NUMERICAL ANALYSIS OF CYCLIC THERMO-ELASTOPLASTIC CREEP BASED ON CHABOCHE AND NORTON-BAILEY MODELS

Under the interaction of thermomechanical cyclic loadings, structures are susceptible to creep-fatigue failure. Aiming at the structural response under the coupled effects of cyclic plasticity and creep caused by long-term load holding, this paper presents a constitutive model within the framework of the decoupled constitutive theory, which is capable of describing the thermally cyclic elastoplastic creep behavior of materials. The consistent tangent stiffness matrix for the coupled constitutive models is rigorously re-derived. An iterative scheme for the plastic multiplier based on the successive substitution method is obtained, which accounts for the contributions from both temperature and creep effects. The proposed methodology was programmed in C++ and validated through element tests, confirming the correctness of the implementation. The ratcheting evolution rates were compared between cases considering or neglecting creep effects. The failure mechanism of paperclip was investigated, revealing that the initial plastic yielding (without subsequent reverse plasticity) predominantly determines the structure's post-yield load-bearing capacity.

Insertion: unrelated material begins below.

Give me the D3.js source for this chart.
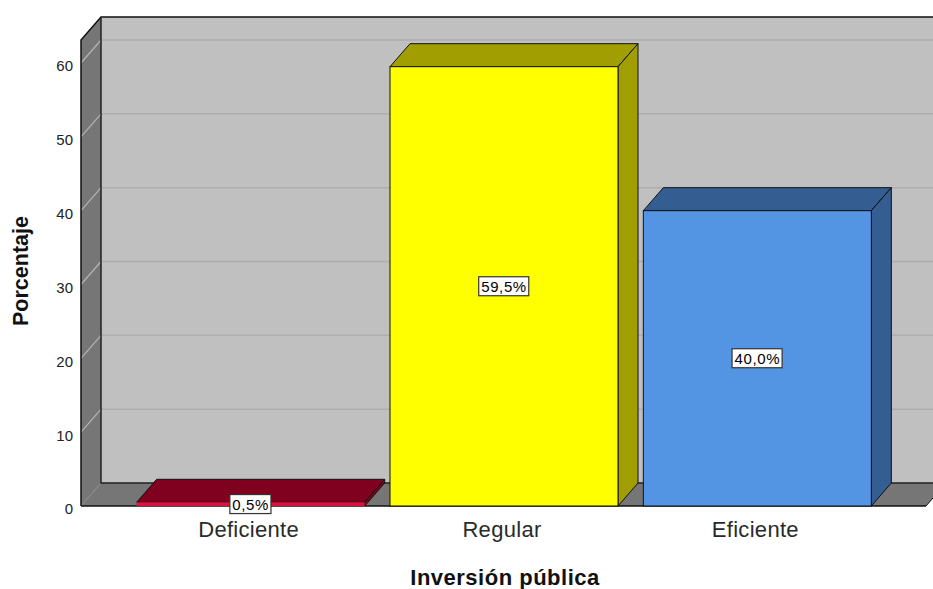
<!DOCTYPE html>
<html>
<head>
<meta charset="utf-8">
<script src="https://cdn.jsdelivr.net/npm/d3@7"></script>
<style>
body { margin: 0; background: #fff; }
svg { display: block; font-family: "Liberation Sans", Arial, sans-serif; }
</style>
</head>
<body>
<svg width="933" height="589"></svg>
<script>
var categories = ["Deficiente", "Regular", "Eficiente"];
var values = [0.5, 59.5, 40.0];
var valueLabels = ["0,5%", "59,5%", "40,0%"];
var frontColors = ["#e0103e", "#ffff00", "#5495e3"];
var sideColors = ["#800020", "#a09e00", "#345d91"];
var yTicks = [0, 10, 20, 30, 40, 50, 60];
var yMax = 63.1;

var svg = d3.select("svg");
var dx = 20, dy = -23;
var left = 81, right = 926;

var yScale = d3.scaleLinear().domain([0, 60]).range([506, 63]);
var xScale = d3.scaleBand().domain(categories).range([124, 884]).paddingInner(0.1).paddingOuter(0.05);

var y0 = yScale(0), yTop = yScale(yMax);

// back wall
svg.append("rect")
	.attr("x", left + dx).attr("y", yTop + dy)
	.attr("width", right - left).attr("height", y0 - yTop)
	.style("fill", "#c0c0c0");

// back wall gridlines
svg.selectAll("line.grid")
	.data(yTicks.slice(1))
	.enter()
	.append("line")
	.attr("class", "grid")
	.attr("x1", left + dx).attr("x2", right + dx)
	.attr("y1", d => yScale(d) + dy).attr("y2", d => yScale(d) + dy)
	.style("stroke", "#adadad").style("stroke-width", "1.5px");

// left wall
svg.append("polygon")
	.attr("points", [[left, yTop], [left + dx, yTop + dy], [left + dx, y0 + dy], [left, y0]].join(" "))
	.style("fill", "#767676");

svg.selectAll("line.wgrid")
	.data(yTicks.slice(1))
	.enter()
	.append("line")
	.attr("class", "wgrid")
	.attr("x1", left).attr("x2", left + dx)
	.attr("y1", d => yScale(d)).attr("y2", d => yScale(d) + dy)
	.style("stroke", "#b4b4b4").style("stroke-width", "1.2px");

// floor
svg.append("polygon")
	.attr("points", [[left, y0], [right, y0], [right + dx, y0 + dy], [left + dx, y0 + dy]].join(" "))
	.style("fill", "#767676");

// wall edges
svg.append("path")
	.attr("d", "M" + left + "," + y0 + "V" + yTop + "L" + (left + dx) + "," + (yTop + dy) + "H" + (right + dx))
	.style("fill", "none").style("stroke", "#111").style("stroke-width", "1.5px");
svg.append("path")
	.attr("d", "M" + (left + dx) + "," + (yTop + dy) + "V" + (y0 + dy) + "H" + (right + dx))
	.style("fill", "none").style("stroke", "#222").style("stroke-width", "1.5px");
svg.append("line")
	.attr("x1", left).attr("x2", right).attr("y1", y0).attr("y2", y0)
	.style("stroke", "#111").style("stroke-width", "1.5px");
svg.append("line")
	.attr("x1", right).attr("x2", right + dx).attr("y1", y0).attr("y2", y0 + dy)
	.style("stroke", "#111").style("stroke-width", "1px");

// bars
var bw = xScale.bandwidth();
var bars = svg.selectAll("g.bar")
	.data(values)
	.enter()
	.append("g")
	.attr("class", "bar");

bars.append("polygon")
	.attr("points", (d, i) => {
		var x = xScale(categories[i]), y = yScale(d);
		return [[x, y], [x + bw, y], [x + bw + dx, y + dy], [x + dx, y + dy]].join(" ");
	})
	.style("fill", (d, i) => sideColors[i])
	.style("stroke", "#111").style("stroke-width", "1px").style("stroke-linejoin", "round");

bars.append("polygon")
	.attr("points", (d, i) => {
		var x = xScale(categories[i]) + bw, y = yScale(d);
		return [[x, y], [x + dx, y + dy], [x + dx, y0 + dy], [x, y0]].join(" ");
	})
	.style("fill", (d, i) => sideColors[i])
	.style("stroke", "#111").style("stroke-width", "1px").style("stroke-linejoin", "round");

bars.append("rect")
	.attr("x", (d, i) => xScale(categories[i]))
	.attr("y", d => yScale(d))
	.attr("width", bw)
	.attr("height", d => y0 - yScale(d))
	.style("fill", (d, i) => frontColors[i])
	.style("stroke", (d, i) => i == 0 ? "none" : "#111").style("stroke-width", "1px");

// value labels
var labels = svg.selectAll("g.vlab")
	.data(values)
	.enter()
	.append("g")
	.attr("class", "vlab")
	.attr("transform", (d, i) => "translate(" + (xScale(categories[i]) + bw / 2) + "," + Math.min((yScale(d) + y0) / 2, y0 - 1) + ")");

labels.append("rect").attr("class", "box");
labels.append("text")
	.attr("text-anchor", "middle")
	.attr("dy", "0.36em")
	.style("font-size", "15px")
	.style("letter-spacing", "0.6px")
	.style("fill", "#000")
	.text((d, i) => valueLabels[i]);
labels.each(function() {
	var g = d3.select(this);
	var bb = g.select("text").node().getBBox();
	g.select("rect")
		.attr("x", bb.x - 2.5).attr("y", bb.y - 1)
		.attr("width", bb.width + 4.5).attr("height", bb.height + 2)
		.style("fill", "#fff").style("stroke", "#333").style("stroke-width", "1.2px");
});

// y tick labels
svg.selectAll("text.ytick")
	.data(yTicks)
	.enter()
	.append("text")
	.attr("class", "ytick")
	.attr("x", 73)
	.attr("y", d => yScale(d) + 3)
	.attr("dy", "0.36em")
	.attr("text-anchor", "end")
	.style("font-size", "15px")
	.style("fill", "#222")
	.text(d => d);

// category labels
svg.selectAll("text.xcat")
	.data(categories)
	.enter()
	.append("text")
	.attr("class", "xcat")
	.attr("x", d => xScale(d) + bw / 2 - 2)
	.attr("y", 537)
	.attr("text-anchor", "middle")
	.style("font-size", "22px")
	.style("letter-spacing", "0.3px")
	.style("fill", "#2a2a2a")
	.text(d => d);

// axis titles
svg.append("text")
	.attr("x", 505).attr("y", 585)
	.attr("text-anchor", "middle")
	.style("font-size", "22px").style("font-weight", "bold").style("letter-spacing", "0.5px").style("fill", "#111")
	.text("Inversión pública");

svg.append("text")
	.attr("transform", "translate(28,271) rotate(-90)")
	.attr("text-anchor", "middle")
	.style("font-size", "21.5px").style("font-weight", "bold").style("fill", "#111")
	.text("Porcentaje");
</script>
</body>
</html>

Through numerical analysis of a notched round bar specimen under various stress ratios, the coupled effects of creep and temperature were systematically examined. The results demonstrate that plastic work dissipation serves as the primary driver for temperature field evolution, while simultaneously elucidating the characteristic progression patterns of plastic zones under thermomechanical loading conditions. The decoupled constitutive model proposed in this study enables effective solutions for thermo-cyclic elastoplastic creep problems, facilitating the acquisition of stress-strain response histories at arbitrary structural locations, providing valuable references for fatigue life prediction and material design optimization.